Getting started to implement an example microservices based application for multi tenancy. A basic use case for the example usage needs to be defined.

The starting point from the technical and usage perspective is this workshop Get started to deploy a Java Microservices application to Code Engine.

Planned next steps

The plan will be changed, if needed.

Task State Comments
Get it working on the local machine done simplified for the basic Use Case
Deploy it to Code Engine open Maybe this will be finished
Redefine the use case and technology canceled Moved to a different github project
Plan to implement with redefined use case and technology canceled Moved to a different project github project

Basic Use Case

Short Description

Get articles displayed based on your email domain, user role and user authentication and authorization.

Basic Flow

  1. Insert email address
  2. Based on the domain of your email address you are routed to the right tenant (examples blog.de and blog.com)
  3. Login to the right realm on the identity and access management system
  4. The articles are displayed according to the user role and tenant.

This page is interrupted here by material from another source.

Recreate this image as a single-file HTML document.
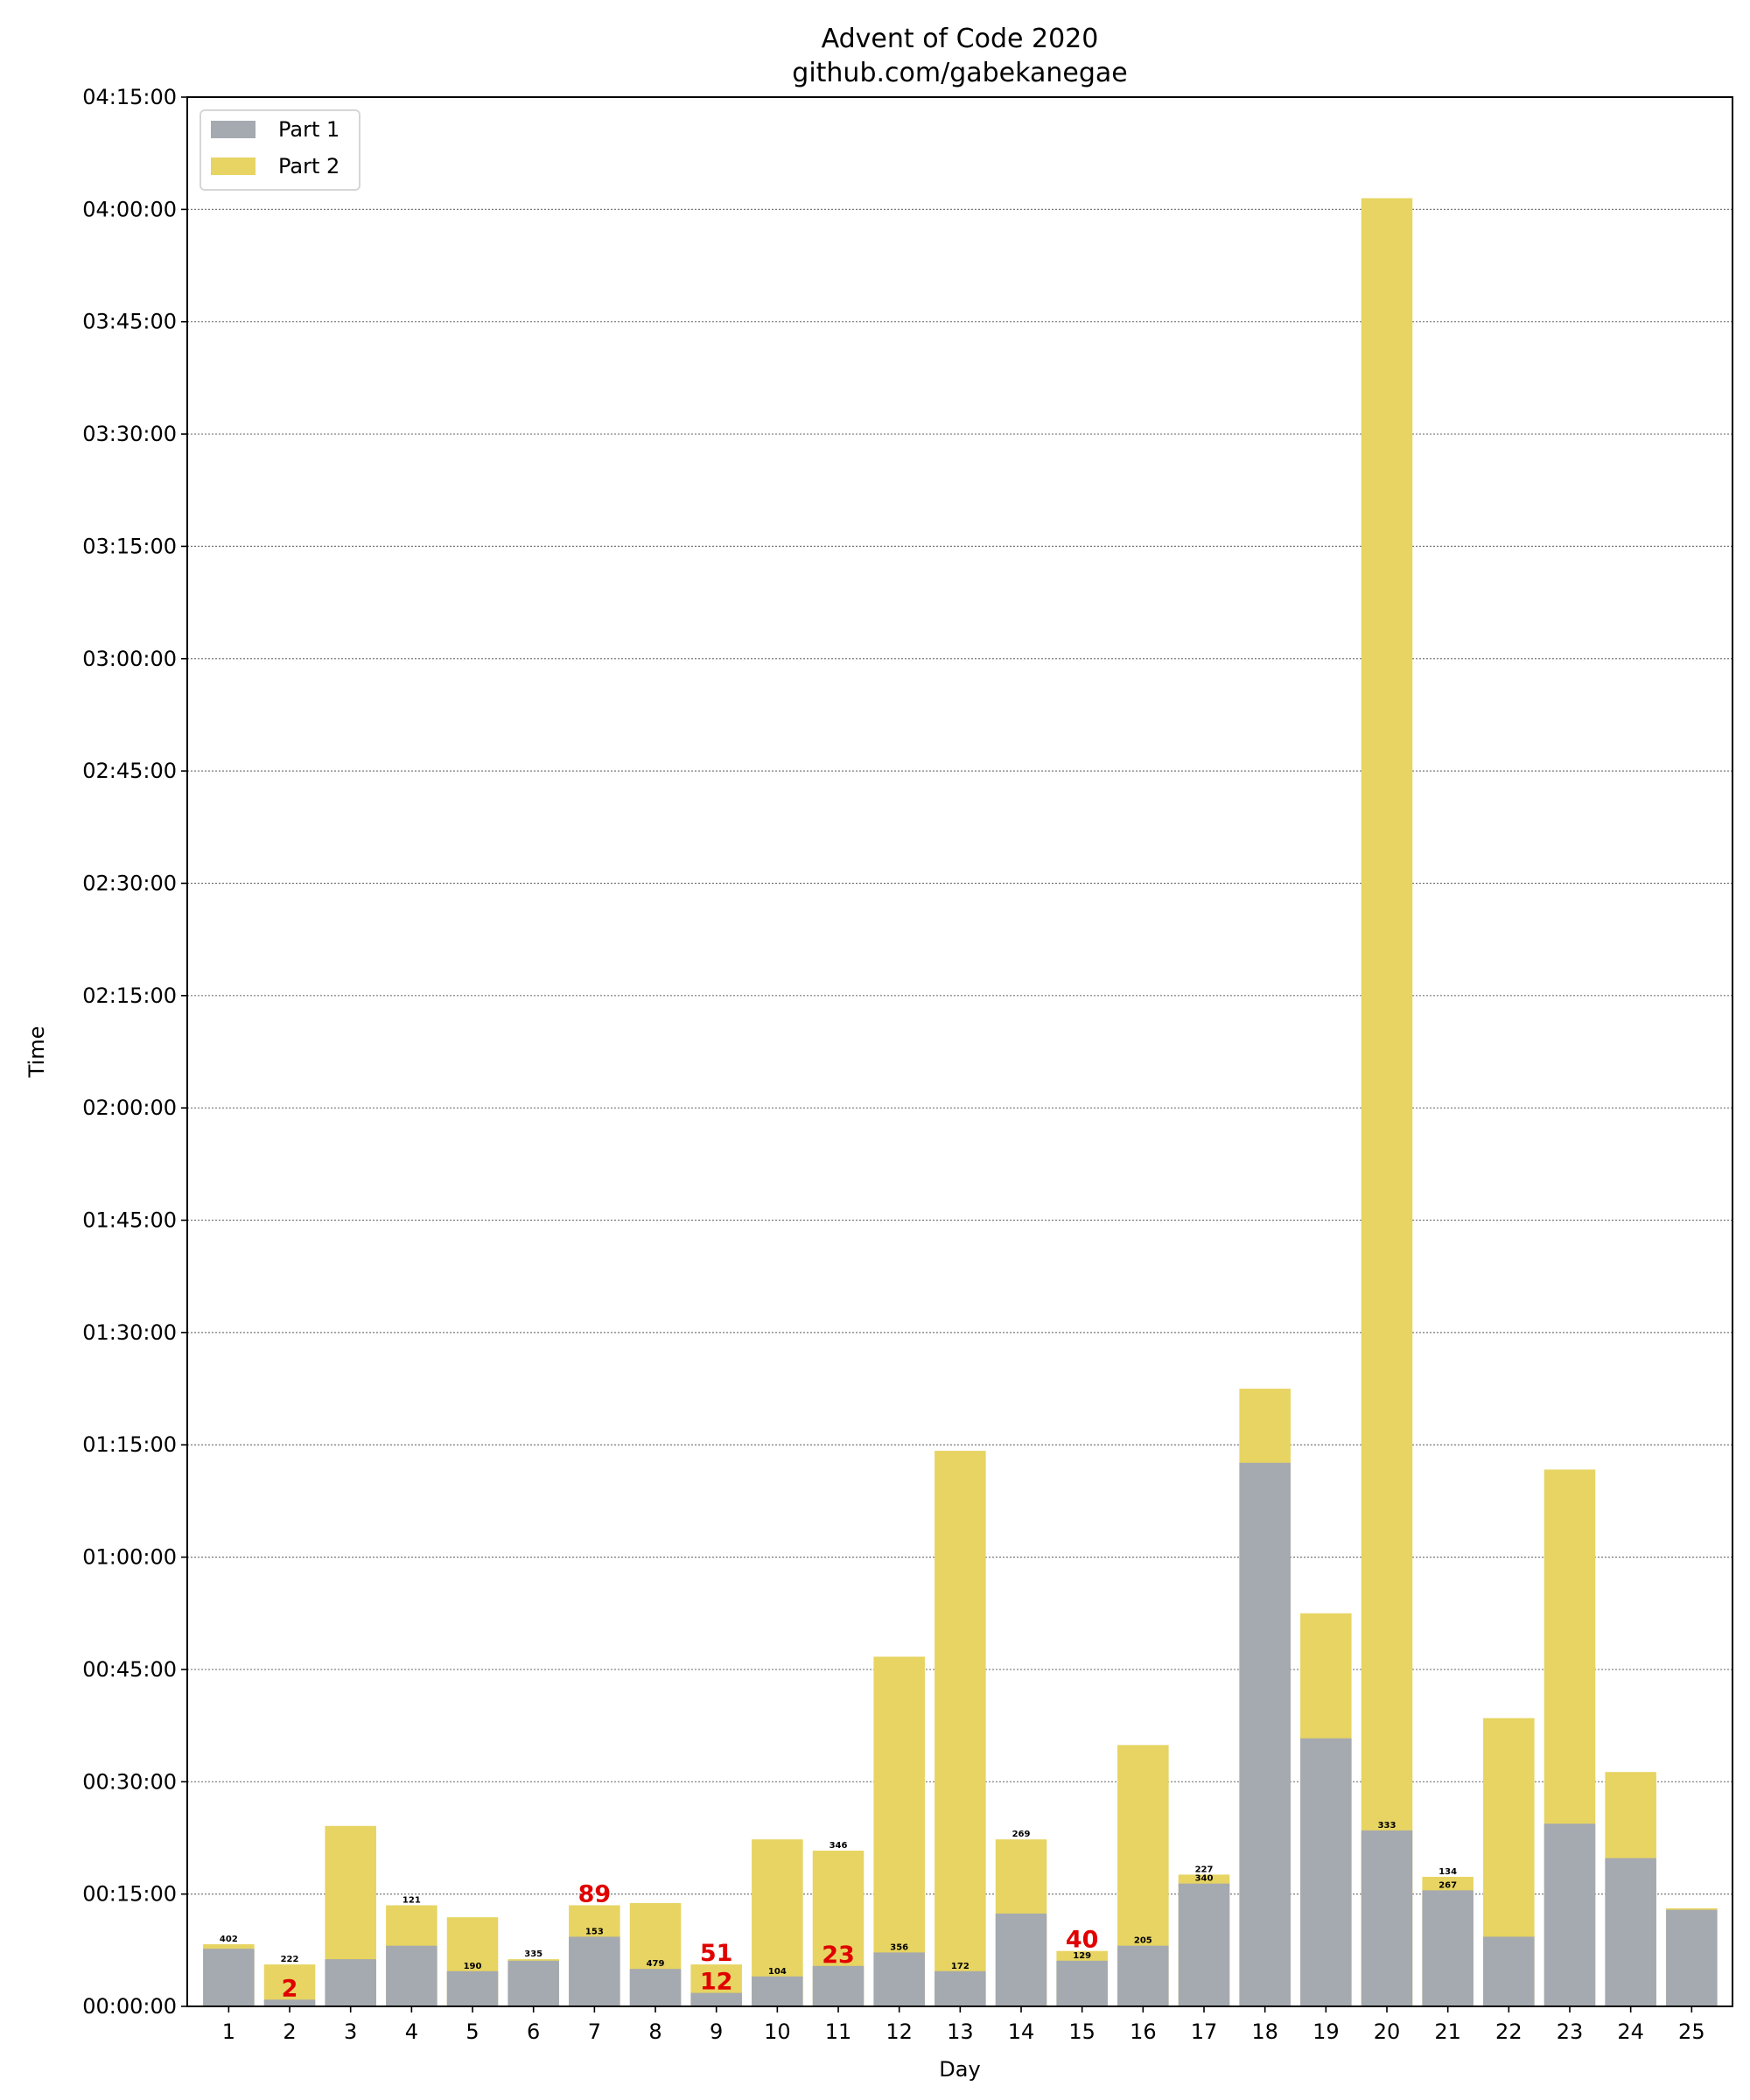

Here an example basic flow implementation at the local machine.

Architecture

  • Basic dependencies (local machine)

The gif shows a basic overview of following sequence:

  1. Invoke web-app-select on port 8080 and insert your email to select the domain for the tenant ((blog.de == tenantA) and (blog.com == tenantA))

  2. The related webfrontend for blog.de is invoked, it's web-app-tenant-a (port 8081) that redirects to the right Keycloak realm (tenant-A) which provides the login and returns the access-token. We use that token to access the web-api microservice (port 8083). Therefor we invoke the web-api REST endpoint related to the right tenant (realm), in this case it's tenant-a. (user:alice;role:user in both realms)

  3. The microservice web-api uses the the functionalities for multitenancy provided by Quarkus security openID connect multitenancy to extract the invoked endpoint from the rootcontext and set the right configuration for the given tenant, that means in this case for the Keycloak realm. Quarkus also does the validation of the access token at right Keycloak realm and forwards the given access-token to the microservice articles, by using the right REST endpoint for the given tenant.

  4. The articles microservice does the same validation as web-api using Quarkus and uses the right query to provide the needed articles data from the Cloudant database.

  5. In this example we use:

    1. Three web applications

      • web-app-select (extract domain)
      • web-app-tenant-a (connect to tenant a)
      • web-app-tenant-b (connect to tenant b)
    2. Two microservices

      • web-api (react based on given tenant)
      • articles (react based on given tenant)
    3. One Identity and Access Management system

      • Keycloak with two custom realms
    4. (optional) One database service on IBM Cloud

      • Cloudant with one Database

Technologies

The example application currently uses following technologies.

Run the current example locally

Prerequisites

Environment
  • Local

    • OS: Mac OS
    • Visual Studio Code (optional)

    • You need to you have installed on you MacOS:

      • Java: openjdk version "11.0.11"
      • Docker Desktop: "3.4"
      • Apache Maven: "3.8.1"
      • Vue.js: vue/cli "4.5.13"

Steps

You should be able to simply run the example locally.

Step 1: Clone the project
git clone https://github.com/thomassuedbroecker/ce-cns-multi-tenant
cd ce-cns-multi-tenant/CE
Step 2: Start the example with a bash script
bash local-start-tenant.sh

This bash script will start seven terminals:

  • Keycloak (port 8282)
  • Web-App select (port 8080)
  • Web-App tenant A (port 8081)
  • Web-App tenant B (port 8082)
  • Web-API microservice (port 8083)
  • Articles microservice (port 8084)
  • Auto configuration of Keycloak (waits 1 min before the configuration starts)

The image below shows the terminal sessions:

  • two browser sessions
    • Web-App select http://localhost:8080/
    • Keycloak admin http://localhost:8282/ (admin/admin)
Step 3: Select a tenant by inserting a email address in the Web-App select

Use following:

  • alice@blog.de for tenant a
  • alice@blog.com for tenant b
Step 4: Login to tenant a or tenant b

Use following:

  • User: alice Password: alice
Step 5: Logout from tenant a or tenant b

Because this will clear the saved cookie in the browser from Keycloak.

Step 6: Login to Keycloak master realm

Use following:

  • User: admin Password: admin

Verify the two realm configurations tenant-a and tenant-b.